Inflationary pressures fueled by energy and food costs.
Dr. Adeyemi Fajuyi, a financial analyst, noted that while stabilizing the Naira at ₦1,450 is commendable, “true recovery will only come when Nigeria significantly boosts local production and reduces its appetite for imports.”
The Role of Confidence in the Market
Tinubu’s assurance also reflects his administration’s attempt to rebuild investor and public confidence. The forex market thrives on trust, and government credibility is a key factor in maintaining stability.
The President’s remark that Nigerians no longer need “connections” at the Central Bank before accessing forex directly challenges the long-standing culture of favoritism and scarcity that distorted the system.
What This Means for Nigerians
For ordinary Nigerians, a stronger Naira could translate into reduced costs for imported goods, lower inflation, and improved purchasing power. However, the impact is yet to be fully felt at the retail level, as prices of food and essential commodities remain high.

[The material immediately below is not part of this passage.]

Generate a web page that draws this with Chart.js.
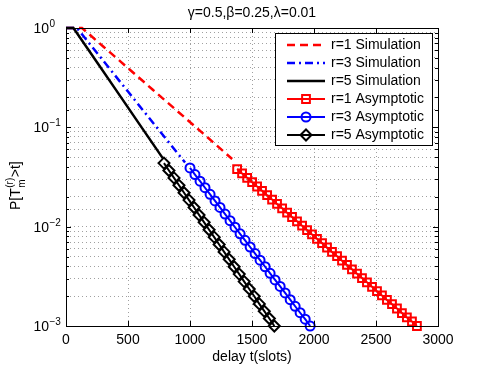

Small and medium-scale businesses that rely on imported materials have also expressed cautious optimism, stating that while stability is good, the availability of dollars for transactions remains the true test.
The Road Ahead
Tinubu’s statement paints a hopeful picture, but experts insist that sustaining this “Naira comeback” will require:
Diversifying the economy beyond oil.
Attracting long-term foreign direct investment.
Ensuring policy consistency and transparency.
Expanding Nigeria’s export base, especially in agriculture and manufacturing.
The President, however, sounded confident that his administration’s reforms are working and promised that Nigeria is now on the path of economic resilience and long-term growth.